Making him sit through the course of one-and-a-half hours becomes a chore for his mother, Smitha*. For six days a week, two classes per day are taken. “The first period will begin at 9 am and end by 9.40am while the second period will go on from 9.50 am to 10.40 am. All the subjects are covered on a rotational basis. On Saturday, the last period will be art and craft,” says the mother.

The school has made attendance compulsory and all the pupils are required to attend classes in their uniform. 

“Once the classes are over, the teachers assign homework for students. The children miss wandering around and seeing the outside world. They sometimes feel like they are locked up in the house. The classes and homework just give them additional stress during this time,” says Smitha*.  In some classes, the child pays attention but eventually forgets, she adds.

Smitha* is forced to sit with Aadhi* for the whole duration. “Whenever Aadhi* doesn’t understand something, he turns towards me to ask doubts. We keep the mic in mute to avoid unnecessary sounds and I also see other children refraining from asking doubts,” she says.

Morning Zoom classes have become a routine for Aadhi* for the past one month. When asked what he learned in his Zoom classes, he contemplates and says, “I learnt Maths. Noun and pronoun in grammar…. but I forgot the rest.” 

However, he adds that once the lockdown is over, he will surely buy a pair of binoculars to see the birds flying in the sky.

Taking classes for students through Zoom has become a norm in many well-known institutions in Chennai. Not just the secondary or higher secondary classes, but even the primary sections and younger students are forced to go through the routine.  
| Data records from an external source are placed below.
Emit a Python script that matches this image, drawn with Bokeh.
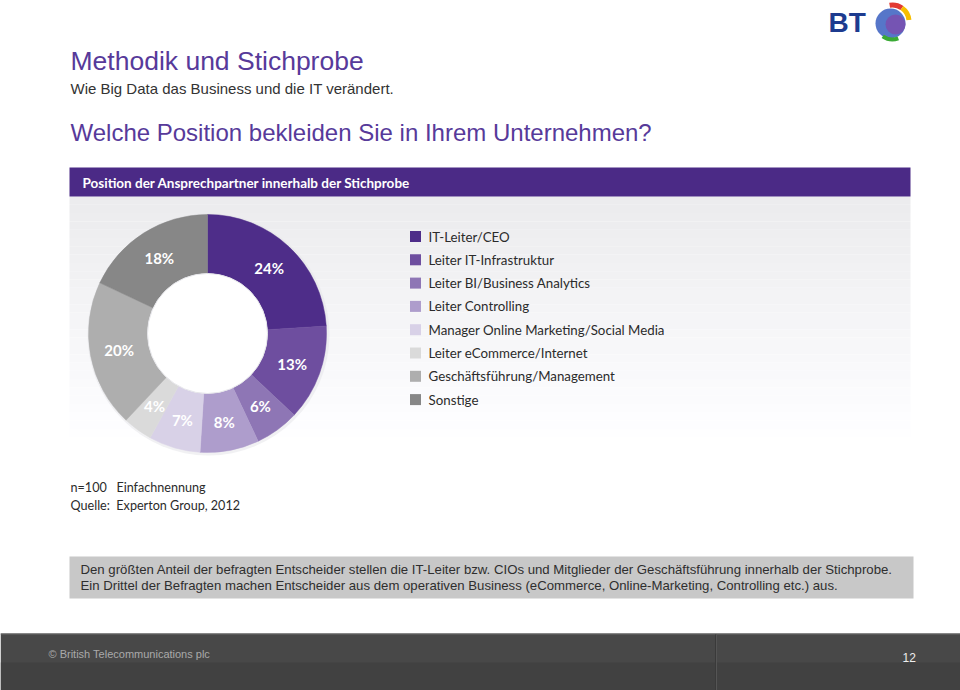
import math
from bokeh.plotting import figure
from bokeh.models import Range1d
from bokeh.core.properties import value
from bokeh.embed import file_html
from bokeh.resources import INLINE

W, H = 960, 690

title = "Methodik und Stichprobe"
subtitle = "Wie Big Data das Business und die IT verändert."
question = "Welche Position bekleiden Sie in Ihrem Unternehmen?"
panel_title = "Position der Ansprechpartner innerhalb der Stichprobe"
categories = ["IT-Leiter/CEO", "Leiter IT-Infrastruktur", "Leiter BI/Business Analytics",
              "Leiter Controlling", "Manager Online Marketing/Social Media",
              "Leiter eCommerce/Internet", "Geschäftsführung/Management", "Sonstige"]
shares = [24, 13, 6, 8, 7, 4, 20, 18]
colors = ["#4E2D89", "#6E4E9F", "#8E76B5", "#AE9DCC", "#D8D1E7", "#DADADA", "#AEAEAE", "#878787"]
notes = ["n=100\u00a0\u00a0\u00a0Einfachnennung", "Quelle:\u00a0\u00a0Experton Group, 2012"]
summary = ["Den größten Anteil der befragten Entscheider stellen die IT-Leiter bzw. CIOs und Mitglieder der Geschäftsführung innerhalb der Stichprobe.",
           "Ein Drittel der Befragten machen Entscheider aus dem operativen Business (eCommerce, Online-Marketing, Controlling etc.) aus."]
copyright_text = "© British Telecommunications plc"
page_no = "12"


def Y(py):
    return H - py


p = figure(width=W, height=H, x_range=Range1d(0, W), y_range=Range1d(0, H),
           output_backend="svg", toolbar_location=None, min_border=0,
           x_axis_location=None, y_axis_location=None)
p.grid.visible = False
p.outline_line_color = None
p.background_fill_color = "white"

SANS = value("Liberation Sans")
BTF = value("Lato")

# Titles
p.text(x=[70], y=[Y(60)], text=[title], text_font=SANS, text_font_size="26.5px",
       text_color="#573A9A", text_baseline="middle")
p.text(x=[70], y=[Y(88)], text=[subtitle], text_font=SANS, text_font_size="15px",
       text_color="#333333", text_baseline="middle")
p.text(x=[70], y=[Y(132)], text=[question], text_font=SANS, text_font_size="24px",
       text_color="#573A9A", text_baseline="middle")

# Panel background gradient
nb = 30
top, bot = 196, 445
for i in range(nb):
    t = i / (nb - 1)
    g = int(236 + (255 - 236) * t)
    p.quad(left=69, right=910, top=Y(top + (bot - top) * i / nb),
           bottom=Y(top + (bot - top) * (i + 1) / nb),
           fill_color=f"#{g:02x}{g:02x}{min(255, g + 2):02x}", line_color=None)

# Header bar
p.quad(left=69, right=910, top=Y(167), bottom=Y(196), fill_color="#4B2A86", line_color=None)
p.text(x=[82], y=[Y(182)], text=[panel_title], text_font=BTF, text_font_size="13.5px",
       text_font_style="bold", text_color="white", text_baseline="middle")

# Donut
cx, cy = 207, Y(333)
r_in, r_out = 60, 119
starts, ends, lx, ly, labels = [], [], [], [], []
cum = 0
total = sum(shares)
for s in shares:
    a0 = math.pi / 2 - 2 * math.pi * cum / total
    a1 = math.pi / 2 - 2 * math.pi * (cum + s) / total
    starts.append(a0)
    ends.append(a1)
    am = (a0 + a1) / 2
    lx.append(cx + 90 * math.cos(am))
    ly.append(cy + 90 * math.sin(am))
    labels.append(f"{s}%")
    cum += s

# soft shadow ring
p.circle(x=[cx + 1], y=[cy - 1], radius=r_out + 2, fill_color="#E4E4E8", fill_alpha=0.5, line_color=None)
p.annular_wedge(x=cx, y=cy, inner_radius=r_in, outer_radius=r_out,
                start_angle=starts, end_angle=ends, direction="clock",
                fill_color=colors, line_color=colors, line_width=0.5)
p.circle(x=[cx], y=[cy], radius=r_in, fill_color="white", line_color="#E6E6EA", line_width=1)
p.text(x=lx, y=ly, text=labels, text_font=BTF, text_font_size="15px", text_font_style="bold",
       text_color="white", text_align="center", text_baseline="middle")

# Legend
ly0 = 236
step = 23.3
leg_y = [Y(ly0 + i * step) for i in range(len(categories))]
p.scatter(x=[415] * len(categories), y=leg_y, marker="square", size=11,
          fill_color=colors, line_color=None)
p.text(x=[428] * len(categories), y=leg_y, text=categories, text_font=BTF,
       text_font_size="13.3px", text_color="#2B2B2B", text_baseline="middle")

# Notes
p.text(x=[70, 70], y=[Y(487), Y(505)], text=notes, text_font=BTF, text_font_size="12.6px",
       text_color="#2B2B2B", text_baseline="middle")

# Summary box
p.quad(left=69, right=913, top=Y(556), bottom=Y(598), fill_color="#C8C8C8", line_color=None)
p.text(x=[80, 80], y=[Y(569), Y(585)], text=summary, text_font=SANS, text_font_size="13.2px",
       text_color="#2E2E2E", text_baseline="middle")

# Footer
p.quad(left=0, right=W, top=Y(633), bottom=0, fill_color="#484848", line_color=None)
p.quad(left=0, right=W, top=Y(662), bottom=0, fill_color="#3A3A3A", fill_alpha=0.5, line_color=None)
p.segment(x0=0, y0=Y(633.5), x1=W, y1=Y(633.5), line_color="#6A6A6A", line_width=1)
p.segment(x0=715, y0=Y(634), x1=715, y1=0, line_color="#3A3A3A", line_width=1)
p.segment(x0=716, y0=Y(634), x1=716, y1=0, line_color="#555555", line_width=1)
p.text(x=[48], y=[Y(653)], text=[copyright_text], text_font=SANS, text_font_size="11px",
       text_color="#AAAAAA", text_baseline="middle")
p.text(x=[902], y=[Y(657)], text=[page_no], text_font=SANS, text_font_size="12px",
       text_color="#EEEEEE", text_baseline="middle")

# BT logo
p.text(x=[828], y=[Y(22)], text=["BT"], text_font=SANS, text_font_size="28px",
       text_font_style="bold", text_color="#1D3B8F", text_baseline="middle")
p.circle(x=[890], y=[Y(23)], radius=15, fill_color="#5676C9", line_color=None)
p.circle(x=[895], y=[Y(24)], radius=10, fill_color="#7A4FAF", fill_alpha=0.85, line_color=None)
p.annular_wedge(x=892, y=Y(21), inner_radius=14, outer_radius=19,
                start_angle=[math.radians(100), math.radians(55)],
                end_angle=[math.radians(55), math.radians(5)], direction="clock",
                fill_color=["#E23A33", "#F6BE00"], line_color=None)
p.annular_wedge(x=892, y=Y(22), inner_radius=15, outer_radius=19,
                start_angle=[math.radians(-70)], end_angle=[math.radians(-125)], direction="clock",
                fill_color=["#3AAA35"], line_color=None)

open("out.html", "w").write(file_html(p, INLINE))
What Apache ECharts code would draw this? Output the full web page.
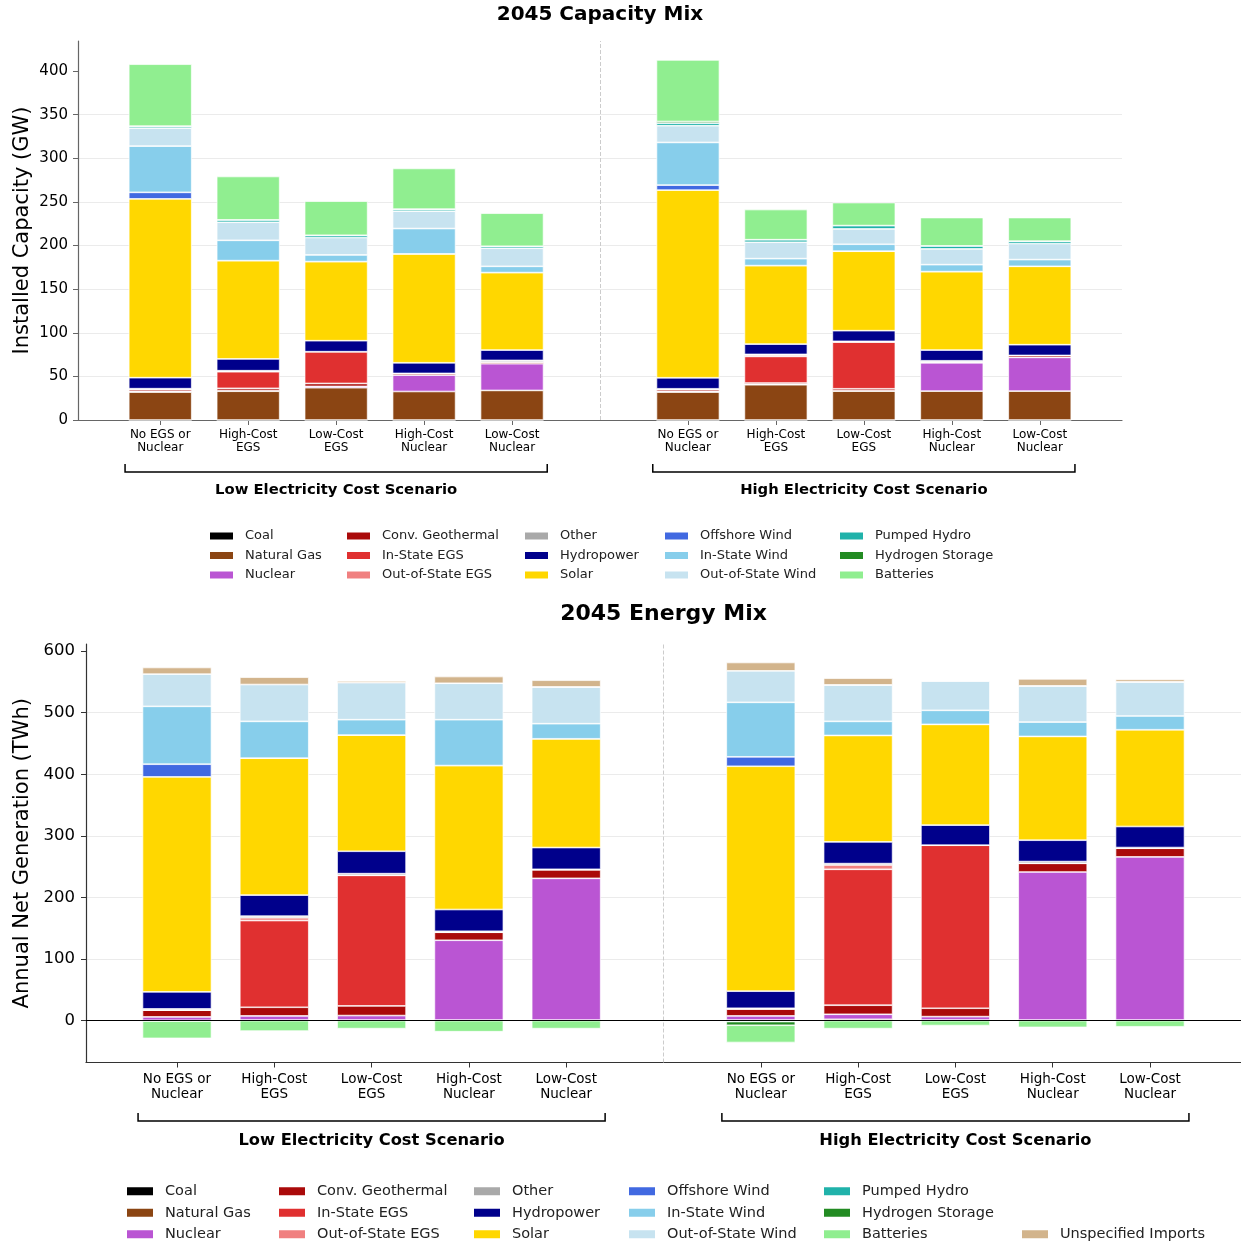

According to the parents, the teachers say that they are conducting classes since parents keep demanding that they do so. However, the parents say that only a small group of people demand that the school administration continues with classes while others don’t want their kids to suffer.

For the next academic year, the state government on Friday announced its decision to release e-books for class 10, 11 and 12 students. 

However, online classes and access to resources remain elusive for government school children. Many of these schools don't have basic infrastructure and classes through Zoom and laptops are a distant dream. The Tamil Nadu government has a free laptop distribution scheme that provides laptops to students of government and government aided schools. However, the beneficiaries of the scheme are only higher secondary students.

Online classes undertaken in private or government institutions are likely to be discriminatory, warns educationalist Prince Gajendra Babu. “Online classes will not give access to an equal education system. During the time of a pandemic, when your family or your relatives are in a crisis, the institution expects you to attend these classes,” he says.

“Even if the students have access to infrastructure, when their fellow Indians are dying, the institutions are just going to teach the children to aim for a gold medal. This kind of approach can only help market driven MNCs. But this cannot be education,” Gajendra Babu alleges.

Stating that education is not reaching a heterogeneous crowd, the educationalist adds, “Online class is not a substitute for classroom education.  Once the pandemic is over, classes should resume and only after completing the portions in the classrooms, exams should be conducted. If the government announces exams based on online classes, then the exams are discriminatory and should not be conducted.”

Quoting various research papers which reportedly prove that stress reduces immunity, he says, “There are several researches that prove that stress decreases immune power. By taking classes, we are giving the children stress and indirectly decreasing their immunity."